Secretary of State Hillary Clinton has put across her message without mincing words, “the Pakistani elite also need to pay up so that the world follows suit”, more or less like that. The issue of paying taxes by the salaried middle-class alone and the unjust taxation system has assumed so much significance and attracted so much attention that some pundits have started foretelling a public revolt, if not a revolution. And if Hillary can see it coming then it is coming, for sure. This elite-based taxation system will have to go away to make space for a just and equitable system in which all pay taxes according to their capacity.

So much has been written on this subject which is dry in nature and which creates bad taste at the end of reading an article on it. However, Saqib Omer Saeed, in his article appearing in the Express Tribune has approached this subject in an interesting manner. In view, the tax is a product which the government has failed to sell. Here are excerpts from the article:

Due to negative media portrayal, people look upon taxation as a monster. I can’t agree with classical economists, nor with the conventional discipline of tax science. To me, taxation is merely a product of the government. I know the objection can be raised that if tax is a product, we can avoid buying it. I think we need to ignore this aspect, however, and try to make one point: everybody has to buy this product. It is a product that works for the well-being of society and helps governments work towards social and infrastructural development. That means by ‘selling’ tax, the government can generate revenue that allows it to fund projects for the public good. As I previously stated, tax is a product; therefore it follows that we, the clients, are the kings.

They need to be careful not to make the “product” (i.e: tax) too expensive. It is actually revenue that is taxed, not businesses or individuals. The government needs to make sure that they take care of their clients’ revenues, for their own good. It is not advisable for them to develop tax in a way that would harm businesses, or make people poor. The focus should be on increasing prosperity, for their own long-term benefit. In order to a good relationship with their “clients” (i.e: citizens), the government needs to help people earn. This means that they have to market effectively by increasing people’s wealth, so that they are able to afford taxes. No government can be efficient if they simply collect tax, rather than investing in it. Investment in taxes means that it is necessary to multiply the number of clients-those with income and earning. The best would be to invest in establishing businesses that can increase tax revenue in the long run.

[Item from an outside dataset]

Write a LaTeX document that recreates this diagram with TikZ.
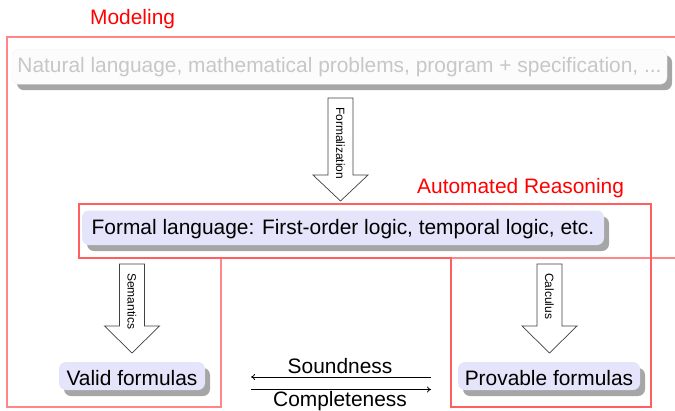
\documentclass[tikz,border=0pt]{standalone}
\usepackage{fontspec}
\setmainfont{Liberation Sans}
\usetikzlibrary{shadows,arrows.meta}
\definecolor{frameMcol}{RGB}{255,135,135}
\definecolor{frameAcol}{RGB}{255,95,95}
\definecolor{formalfill}{RGB}{228,228,250}
\newcommand\fatdown[6]{% name, cx, top, headbase, tip, label
  \draw[fatarrow] ({#2-12.5},#3) -- ({#2+12.5},#3) -- ({#2+12.5},#4) -- ({#2+27.5},#4)
     -- (#2,#5) -- ({#2-27.5},#4) -- ({#2-12.5},#4) -- cycle;
  \node[arrlbl] (#1) at (#2,{#3+9}) {#6};}
\begin{document}
\begin{tikzpicture}[x=1pt,y=-1pt,
  bigfont/.style={font=\fontsize{20.9}{24}\selectfont},
  frameM/.style={draw=frameMcol, line width=1.4pt},
  frameA/.style={draw=frameAcol, line width=1.2pt},
  lbl/.style={bigfont, text=red, inner sep=0pt, anchor=base west},
  box/.style={bigfont, rounded corners=7pt, fill=formalfill, draw=none, inner sep=0pt, anchor=base,
     drop shadow={shadow xshift=5pt, shadow yshift=-6pt, fill=black!35, opacity=1}},
  natbox/.style={box, fill=black!1, draw=black!6, text=black!22},
  fatarrow/.style={draw=black!75, fill=white, line width=0.7pt},
  arrlbl/.style={font=\fontsize{12}{14}\selectfont, rotate=-90, anchor=west, inner sep=0pt},
  txt/.style={bigfont, inner sep=0pt, anchor=base},
  rel/.style={line width=0.8pt, -{To[length=4pt,width=6pt]}}]
\useasboundingbox (0,0) rectangle (675,410);

% boxes
\node[natbox, minimum width=655pt, text height=23.5pt, text depth=11.5pt] (nat) at (339.5,72.7)
  {Natural language, mathematical problems, program + specification, ...};
\node[box, minimum width=522pt, text height=23.5pt, text depth=11pt] (formal) at (343,234)
  {Formal language: First-order logic, temporal logic, etc.};
\node[box, minimum width=146pt, text height=23pt, text depth=5pt] (valid) at (132,385)
  {Valid formulas};
\node[box, minimum width=182pt, text height=23pt, text depth=5pt] (provable) at (549,385)
  {Provable formulas};

% frames
\draw[frameM] (680,258) -- (221,258) -- (221,407) -- (7,407) -- (7,37) -- (680,37);
\draw[frameA] (79,204) -- (651,204) -- (651,407) -- (451,407) -- (451,258) -- (79,258) -- cycle;
\node[lbl] (modeling) at (90,24) {Modeling};
\node[lbl] (autoreas) at (417,193) {Automated Reasoning};

% fat arrows
\fatdown{formalization}{340.5}{98}{175}{201}{Formalization}
\fatdown{semantics}{132}{264}{326}{353}{Semantics}
\fatdown{calculus}{549.5}{264}{326}{353}{Calculus}

% soundness / completeness
\node[txt] (sound) at (340,373.5) {Soundness};
\node[txt] (complete) at (340,406) {Completeness};
\coordinate (sL) at (251,377);
\coordinate (sR) at (431,377);
\coordinate (cL) at (251,389.5);
\coordinate (cR) at (431,389.5);
\draw[rel] (sR) -- (sL);
\draw[rel] (cL) -- (cR);
\end{tikzpicture}
\end{document}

It is always advisable to diversify the tax portfolio, rather than putting pressure on selling tax to just one strata of the economy. Diversification of taxes would be a great step in reducing the economy’s unrest. In countries like Pakistan, agriculture or capital gains are wholly exempt from taxation and only the salaried classes are taxed. This can lead to a point when people would rather ignore taxes than pay them. Those who are responsible for collecting taxes need to behave like salesmen. They need to discuss the means for increasing people’s revenue, so that they are able to pay more taxes. It is advisable for the government to survey tax-buyers to find out means for improving people’s cash flow. To create a tax culture, it is best to convince people that taxes are not there to harm them, but help create a more prosperous society in the long run.

New client development is another thing that would help promote taxes. The government has to plan a fixed percentage of tax revenue that will be invested in promoting entrepreneurs and small businesses. When businesses grow, it would automatically increase tax revenue as well. As a business, the government has to care for its own costs. They have to use intelligent means for tax collection and need to be cost efficient. During phases where the government is investing in taxation procedures, it must keep its running costs low.

In countries like Pakistan, taxes are becoming a symbol of terror. This is mainly because of the performance record of the government and their reputation for corruption. It would be best if people could pay taxes knowing that the money will be used for their own benefit. Generally, the government is thankful if if people pay the taxes that are imposed on them. Taxation should be a process whereby the taxpayer thanks the government for using his money to improve society. A little change of perspective is always required to cultivate an acceptance of something that is considered bad but may actually be very beneficial. If the reality can’t be changed for the time being, then changing perceptions may help create that change.

I think it is time for tax authorities and governments to rework the concept of taxes in Pakistan. They need to build credibility and educate people about how taxes are the way to a bright future, rather than a monstrous thing to be avoided. This would require a massive endeavor from the government. I know my post of will receive a lot of criticism, but if companies can sell cigarettes that are harmful to consumers, why can’t the government sell tax, which is highly beneficial (if used sincerely). It is a time to design a framework for developing taxes, rather than imposing them by force. The best way is to take the middle path. This will come from brainstorming: our country is unique and therefore needs unique solutions.